The L-1A nonimmigrant visa facilitates the movement of intra-company transferees into the U.S. to fulfill work assignments at the managerial or executive level. It enables an international company with a parent, subsidiary, branch or affiliate in the U.S. to temporarily shift a foreign employee to a U.S. location. On October 4, 2012, the Administrative Appeals Office (AAO) of the USCIS overturned the California Service Center’s denial of an L-1A petition based on the lack of a qualifying relationship between the foreign and U.S. companies.

In this case, the L-1A petitioner was a U.S. company selling prepaid calling cards in Latino communities throughout the United States. In October 2010, a Mexican calling card company acquired a 51% interest in the U.S. company by paying $51 to its owner. The foreign company stood to increase its revenues by joining the two distribution networks into one. The purchase price was agreed upon by both parties because the U.S. company, while achieving substantial sales, had over $250,000 of debt. In addition to the $51 payment, the foreign company provided $200,000 to help the U.S. company satisfy its creditors.
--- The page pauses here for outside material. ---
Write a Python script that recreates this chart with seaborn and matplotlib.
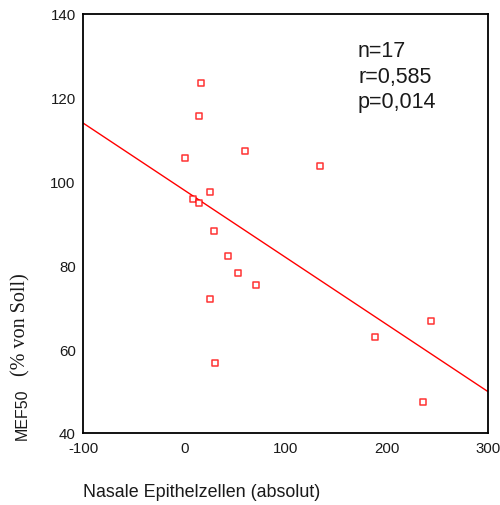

The U.S. company filed an L-1A petition to bring an employee of the Mexican company to the U.S. as a General Manager. The director of the California Service Center (CSC) denied the petition, stating that the petitioner had failed to establish a parent-subsidiary relationship as required by the L-1A regulations. According to the CSC, the evidence did not establish that the Mexican company had, in fact, paid for its majority interest in the U.S. company. Following the denial, the case was appealed to the AAO.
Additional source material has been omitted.